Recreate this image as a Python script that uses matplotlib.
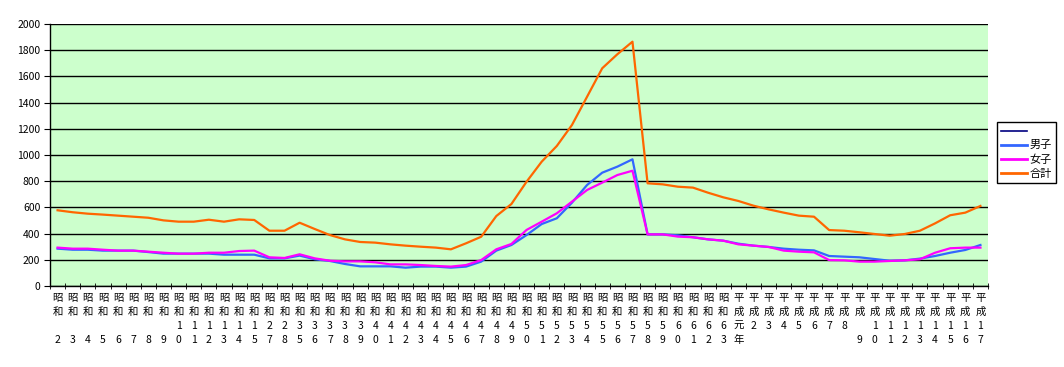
======
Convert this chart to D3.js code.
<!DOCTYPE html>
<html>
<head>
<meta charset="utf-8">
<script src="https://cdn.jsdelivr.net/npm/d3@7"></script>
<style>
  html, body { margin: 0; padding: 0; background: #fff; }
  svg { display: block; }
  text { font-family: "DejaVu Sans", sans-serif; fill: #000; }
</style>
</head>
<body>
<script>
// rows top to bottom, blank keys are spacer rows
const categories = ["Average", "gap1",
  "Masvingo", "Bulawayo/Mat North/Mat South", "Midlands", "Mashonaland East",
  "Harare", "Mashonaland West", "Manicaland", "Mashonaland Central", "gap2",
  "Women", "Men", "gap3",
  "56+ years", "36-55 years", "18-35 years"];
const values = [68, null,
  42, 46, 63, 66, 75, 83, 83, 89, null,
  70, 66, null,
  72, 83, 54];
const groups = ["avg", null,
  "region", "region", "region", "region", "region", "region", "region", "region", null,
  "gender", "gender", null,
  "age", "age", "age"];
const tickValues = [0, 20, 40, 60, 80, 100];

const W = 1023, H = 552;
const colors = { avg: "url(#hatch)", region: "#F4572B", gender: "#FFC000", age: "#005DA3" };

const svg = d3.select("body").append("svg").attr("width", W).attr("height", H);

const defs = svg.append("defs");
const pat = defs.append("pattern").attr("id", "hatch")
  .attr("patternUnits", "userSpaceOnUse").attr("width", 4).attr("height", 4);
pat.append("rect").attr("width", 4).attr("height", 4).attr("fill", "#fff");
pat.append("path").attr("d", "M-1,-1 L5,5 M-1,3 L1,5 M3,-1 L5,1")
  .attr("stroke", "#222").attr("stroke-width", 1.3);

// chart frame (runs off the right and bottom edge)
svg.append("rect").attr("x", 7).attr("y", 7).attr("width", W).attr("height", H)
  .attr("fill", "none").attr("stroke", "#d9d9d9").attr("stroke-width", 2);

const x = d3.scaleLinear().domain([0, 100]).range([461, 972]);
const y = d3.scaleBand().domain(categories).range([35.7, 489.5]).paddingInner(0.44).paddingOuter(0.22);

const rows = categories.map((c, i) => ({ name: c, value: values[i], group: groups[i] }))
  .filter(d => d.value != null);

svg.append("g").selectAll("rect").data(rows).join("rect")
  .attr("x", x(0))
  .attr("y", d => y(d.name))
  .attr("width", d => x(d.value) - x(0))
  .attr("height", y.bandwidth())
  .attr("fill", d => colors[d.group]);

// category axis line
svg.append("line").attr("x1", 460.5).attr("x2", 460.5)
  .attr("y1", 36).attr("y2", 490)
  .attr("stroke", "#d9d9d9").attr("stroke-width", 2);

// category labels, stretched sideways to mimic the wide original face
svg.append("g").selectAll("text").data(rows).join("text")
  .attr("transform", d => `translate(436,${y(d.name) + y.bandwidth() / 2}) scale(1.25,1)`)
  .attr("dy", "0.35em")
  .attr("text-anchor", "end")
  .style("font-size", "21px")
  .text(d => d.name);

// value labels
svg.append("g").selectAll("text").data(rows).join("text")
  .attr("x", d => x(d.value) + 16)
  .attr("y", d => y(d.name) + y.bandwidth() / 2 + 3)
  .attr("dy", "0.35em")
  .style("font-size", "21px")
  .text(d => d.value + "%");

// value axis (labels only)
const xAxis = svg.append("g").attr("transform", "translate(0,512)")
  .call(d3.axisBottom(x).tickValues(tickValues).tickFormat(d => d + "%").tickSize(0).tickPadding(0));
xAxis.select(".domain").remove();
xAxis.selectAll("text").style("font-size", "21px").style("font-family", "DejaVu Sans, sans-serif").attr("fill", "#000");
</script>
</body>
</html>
======
**Goal of the exercise**
Output nothing except the lines from the line with "Convert this chart to D3.js code." through the line with "const tickValues = [0, 20, 40, 60, 80, 100];", copied exactly, end lines included.

**Response**
Convert this chart to D3.js code.
<!DOCTYPE html>
<html>
<head>
<meta charset="utf-8">
<script src="https://cdn.jsdelivr.net/npm/d3@7"></script>
<style>
  html, body { margin: 0; padding: 0; background: #fff; }
  svg { display: block; }
  text { font-family: "DejaVu Sans", sans-serif; fill: #000; }
</style>
</head>
<body>
<script>
// rows top to bottom, blank keys are spacer rows
const categories = ["Average", "gap1",
  "Masvingo", "Bulawayo/Mat North/Mat South", "Midlands", "Mashonaland East",
  "Harare", "Mashonaland West", "Manicaland", "Mashonaland Central", "gap2",
  "Women", "Men", "gap3",
  "56+ years", "36-55 years", "18-35 years"];
const values = [68, null,
  42, 46, 63, 66, 75, 83, 83, 89, null,
  70, 66, null,
  72, 83, 54];
const groups = ["avg", null,
  "region", "region", "region", "region", "region", "region", "region", "region", null,
  "gender", "gender", null,
  "age", "age", "age"];
const tickValues = [0, 20, 40, 60, 80, 100];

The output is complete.